By default, the first edition of a mix by any putative “greatest DJ ever” is of historical significance. It’s not as if there’s been an shortage of Baldelli sets online, though. The Mixcloud account from Italy’s Old School L’Inizio di Tutto crawls with mixes from Baldelli and cosmic disco colleagues like Beppe Loda, among many others, and it’s hardly alone. The set under review, in fact, has been on YouTube for more than a dozen years, where Baldelli shares the credit with TCB. But seeing the set spotlighted by RA’s Mix of the Day after its appearance on the Internet Archive made it a good reason to look back. And in fact, I have listened to his before, at that very YouTube link, years ago—likely right after reading Shapiro’s piece and starting at the beginning. I didn’t pick it up from there—that may be a project down the line, maybe. (Your votes count! See BC064.)

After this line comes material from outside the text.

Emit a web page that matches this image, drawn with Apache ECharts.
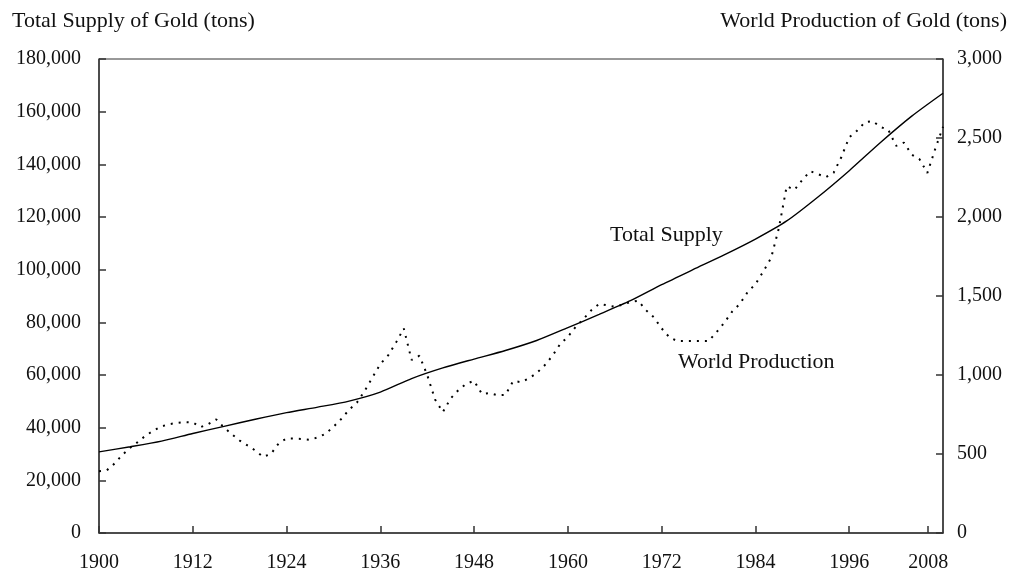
<!DOCTYPE html>
<html><head><meta charset="utf-8">
<script src="https://cdn.jsdelivr.net/npm/echarts@6/dist/echarts.min.js"></script>
<style>html,body{margin:0;padding:0;background:#fff}#c{width:1009px;height:571px}</style>
</head><body><div id="c"></div>
<script>
// ---- data ----
const productionStartYear = 1900;
const worldProduction = [
  391, 397, 440, 495, 540, 577, 618, 648, 675, 689,
  697, 702, 700, 670, 690, 719, 668, 625, 585, 554,
  522, 482, 500, 568, 598, 598, 595, 590, 605, 628,
  672, 722, 780, 825, 900, 985, 1070, 1124, 1205, 1295,
  1095, 1122, 1000, 845, 765, 852, 905, 945, 963, 880,
  885, 872, 874, 962, 955, 978, 1012, 1060, 1120, 1195,
  1242, 1305, 1355, 1410, 1450, 1441, 1432, 1445, 1462, 1470,
  1410, 1365, 1295, 1238, 1215, 1215, 1215, 1215, 1215, 1270,
  1330, 1400, 1450, 1525, 1575, 1655, 1740, 1930, 2195, 2172,
  2235, 2290, 2271, 2252, 2280, 2380, 2505, 2546, 2600, 2607,
  2570, 2552, 2450, 2471, 2395, 2365, 2279, 2430, 2571
];
const supplyYears = [1900,1904,1908,1912,1916,1920,1924,1928,1932,1936,1940,1944,1948,1952,1956,1960,1964,1968,1972,1976,1980,1984,1988,1992,1996,2000,2004,2008];
const totalSupply = [30800,32750,34900,37800,40500,43200,45700,47800,50100,53500,58650,62700,66050,69300,73100,78000,83000,88200,94300,100000,105600,111600,118500,127600,137600,148300,158300,167000];
const xTickYears = [1900,1912,1924,1936,1948,1960,1972,1984,1996,2008];
const leftTitle = 'Total Supply of Gold (tons)';
const rightTitle = 'World Production of Gold (tons)';
const supplyLabel = 'Total Supply';
const productionLabel = 'World Production';

// ---- chart ----
const FONT = 'Liberation Serif';
const AX = '#333';
// last tick label sits just inside the right frame, as in the original
const xTickPos = xTickYears.map(y => y === 2008 ? 2006.1 : y);
const posToLabel = {};
xTickPos.forEach((p, i) => { posToLabel[p] = String(xTickYears[i]); });

const prodData = worldProduction.map((v, i) => [productionStartYear + i, v]);
const supplyData = supplyYears.map((y, i) => [y, totalSupply[i]]);

const chart = echarts.init(document.getElementById('c'));
chart.setOption({
  animation: false,
  backgroundColor: '#fff',
  grid: { left: 99, right: 66, top: 59, bottom: 38, show: true, borderColor: AX, borderWidth: 1, containLabel: false, outerBoundsMode: 'none' },
  xAxis: {
    type: 'value', min: 1900, max: 2008,
    axisLine: { show: true, onZero: false, lineStyle: { color: AX, width: 1.5 } },
    axisTick: { show: true, inside: true, length: 7, customValues: xTickPos, lineStyle: { color: AX, width: 1.5 } },
    axisLabel: { customValues: xTickPos, formatter: v => posToLabel[v] !== undefined ? posToLabel[v] : '', margin: 20, color: '#111', fontFamily: FONT, fontSize: 20 },
    splitLine: { show: false }
  },
  yAxis: [
    {
      type: 'value', min: 0, max: 180000, interval: 20000, position: 'left',
      axisLine: { show: true, lineStyle: { color: AX, width: 1.5 } },
      axisTick: { show: true, inside: true, length: 7, lineStyle: { color: AX, width: 1.5 } },
      axisLabel: { formatter: v => v.toLocaleString('en-US'), margin: 18, color: '#111', fontFamily: FONT, fontSize: 20 },
      splitLine: { show: false }
    },
    {
      type: 'value', min: 0, max: 3000, interval: 500, position: 'right',
      axisLine: { show: true, lineStyle: { color: AX, width: 1.5 } },
      axisTick: { show: true, inside: true, length: 7, lineStyle: { color: AX, width: 1.5 } },
      axisLabel: { formatter: v => v.toLocaleString('en-US'), margin: 14, color: '#111', fontFamily: FONT, fontSize: 20 },
      splitLine: { show: false }
    }
  ],
  series: [
    {
      name: supplyLabel, type: 'line', yAxisIndex: 0, data: supplyData,
      showSymbol: false, smooth: 0.25,
      lineStyle: { color: '#000', width: 1.4 }
    },
    {
      name: productionLabel, type: 'line', yAxisIndex: 1, data: prodData,
      showSymbol: false, smooth: false,
      lineStyle: { color: '#000', width: 2, type: [2, 6], cap: 'butt' }
    }
  ],
  graphic: [
    { type: 'text', left: 12, top: 10, style: { text: leftTitle, font: '22px "Liberation Serif"', fill: '#111' } },
    { type: 'text', right: 2, top: 10, style: { text: rightTitle, font: '22px "Liberation Serif"', fill: '#111' } },
    { type: 'text', left: 610, top: 224, style: { text: supplyLabel, font: '22px "Liberation Serif"', fill: '#111' } },
    { type: 'text', left: 678, top: 351, style: { text: productionLabel, font: '22px "Liberation Serif"', fill: '#111' } }
  ]
});
</script>
</body></html>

The YouTube link also includes a near-complete tracklist for Cosmic 01, and it’s worth a gander by itself. (One song is missing, the ninth selection on the first half, between “Do a Dance for Love” and “Kind of Life.”) There is no wall here between R&B (Cameo, Brenda Harris, Kool & the Gang) and prog-rock (it opens with “Madrigal Meridian”), not an unknown taste confluence, but geared here toward the Euro grandeur Shapiro identifies above. It’s a confident and audacious start to the series (not a start to his career—Baldelli had been playing for years by then), but it’s hardly the whole enchilada. (If you are used to absolutely perfect mixing, moments of this may unsettle you. Things were different then, that’s all.) The best stretch occurs near the final quarter, following freakin’ Edgar Winter: “Go for It” > “Willie Rap” > “Get Me to the Disco” > “Spoonin’ Rap” is a glorious sequence. It makes me want to grab my roller skates, and I can’t roller skate.